Cennetin Doğusu
- Nesrin Yıldız
- 28 Ara 2024
- 2 dakikada okunur
2024 yılının son nöbet günüydü. Yağışlı havadan dolayı tüm gün kapalı alan içinde çalıştıktan sonra çıkışta bir dost kahvesi içmeye gittim. Devamında aheste aheste kitapçıda dolaşmak, ocak ayının kitaplarını almak vardı. Ve en nihayetinde artık sevdiğim bir kafede çayımı almış, kitabı bitirmek planıyla bir köşeye tummuştum. Ama bitiremedim. İş çıkışı Eren geldi, sohbet ettik, çocikimizi özledik, üşüdük derken kitabı bitiremeden eve geldik.
Benim o kafenin uğultusunda pür dikkat odaklanırım, bölünmeden tek seferde kitabın dibini sıyırırım dediğim şey; evde, Efe’nin cıvıltısıyla, tv sesiyle, evdekilerin sesiyle beraber bir koltuk tepesinde yaşandı.
Ben mi kitabın dibini sıyırdım, kitap mı beni yerime iyice yapıştırdı bilmiyorum. 640 sayfa boyunca çok uzun yıllara dağılmış uzun ve karmaşık bir kurgu okuyoruz aslında bu kitapta. Kitaba iyice kaptırana kadar ortalıkta, bölüneceğim ortamlarda çok okuyamadım ben. Karakterlerle iyice bir tanışıp hemhal olana kadar sindirerek okunacak kitaplardan. Fakat özellikle 400. sayfalardan sonra snack readinge de uygun hale geliyor bence.
Yüz Yıllık Yalnızlığı sevmiş herkes eminim sever bu kitabı. En basit haliyle insan psikolojisi, aileden gelen aktarımlar, insanın içindeki iyi ve kötü kavramları, birey olmak, olamamak… Hayatın içinde ne varsa hepsi var kısaca.

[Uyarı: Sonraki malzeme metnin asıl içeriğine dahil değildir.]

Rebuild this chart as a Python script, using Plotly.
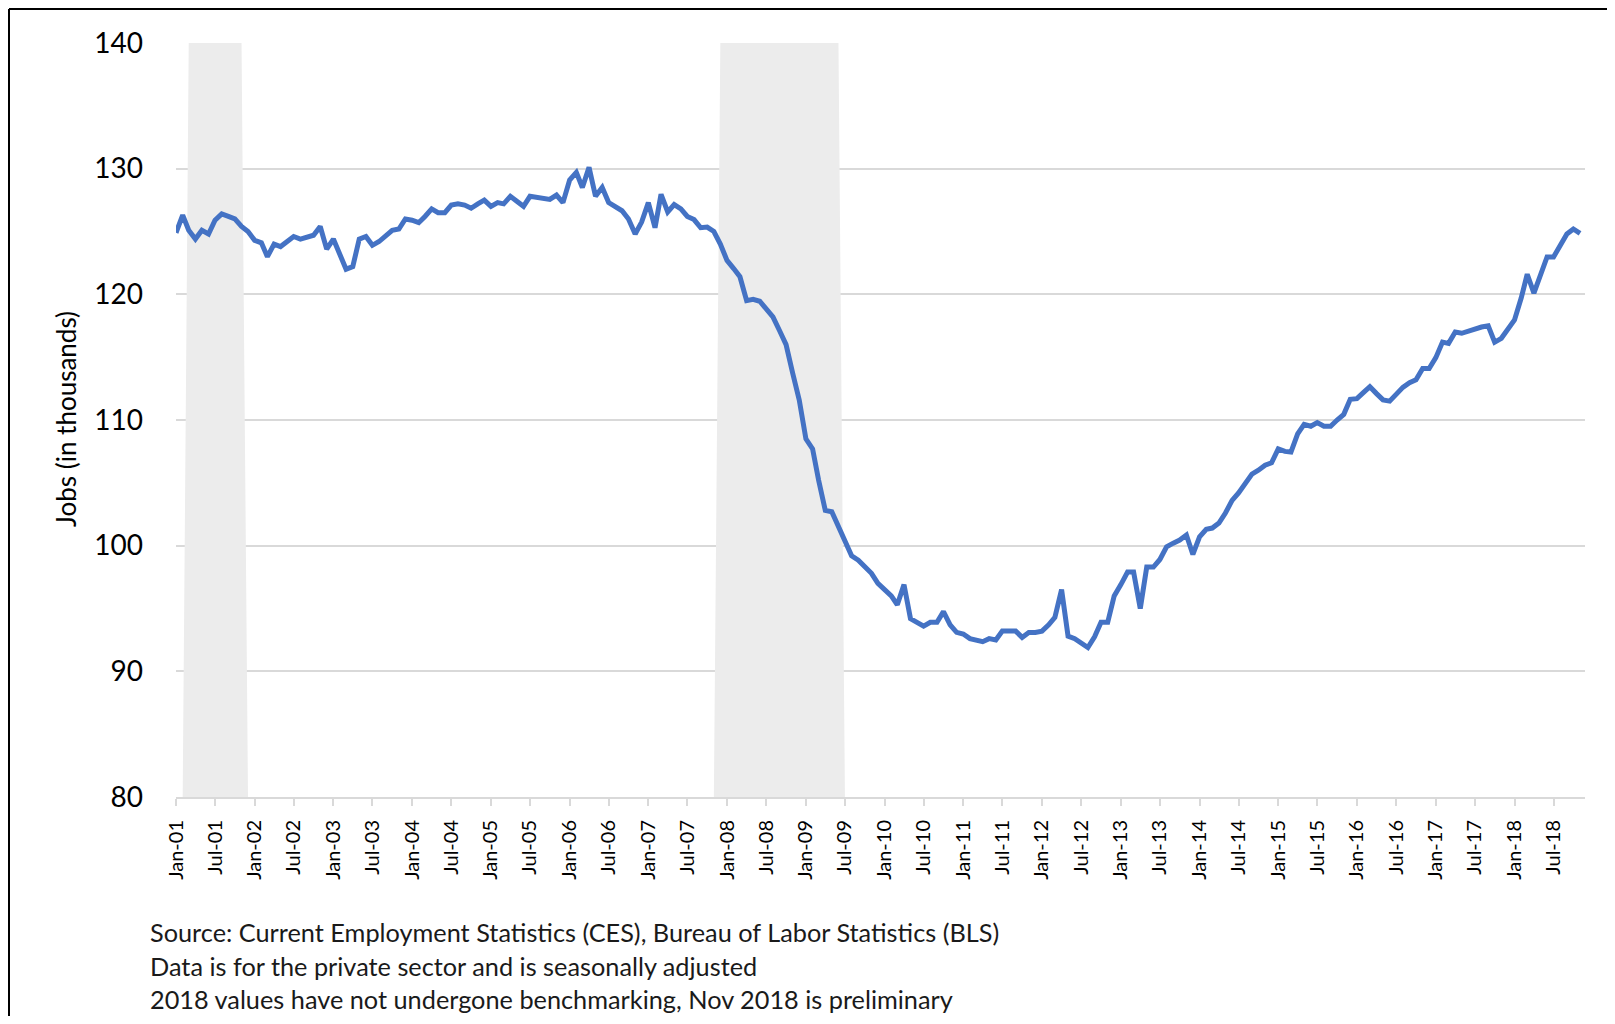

Kitabı okudukça fazlaca tetiklenmek mümkün aslında, ama çok net söyleyebilirimki sonunda sizi öyle bir savunmasız bırakıp darmadağın ediyorki, kitabı bitirdiğimde dakikalarca ağladım. Kalbimin içindeki en eski yaralara kadar dokundu geçti sanki. Kendi kırılganlığım ve duygusallığımla bir anlığına kalakaldım. Bana verdiği içgörüler için minnettarım. Bir şeyler hissetmekle ilgili bir sorunum olmadığı için memnunum bu kitabı okuduğuma. İyiki bu deli manyak dünyada kitaplar var. Kitaplar olmasaydı n’apardım, bilmiyorum.
Ve sen Adam Trask, zihnimin içindeki, okuduğum her kitaptan birer detay koyduğum minik hatıra kutuma, bu kitaptan seni koyuyorum. Olurda bir gün şaşırırsam ( ki bu muhakkak olacak) hikayenin sonunda ettiğin lafı hatırlamaya niyet ediyorum. Timşel…
Bu kitabı okuduysanız ya da okumaya karar verdiyseniz aşağıda yorumlara yazar mısınız? Bir kitap kulübüm olsa bunu okuyup üzerine derin derin konuşmak isterdim.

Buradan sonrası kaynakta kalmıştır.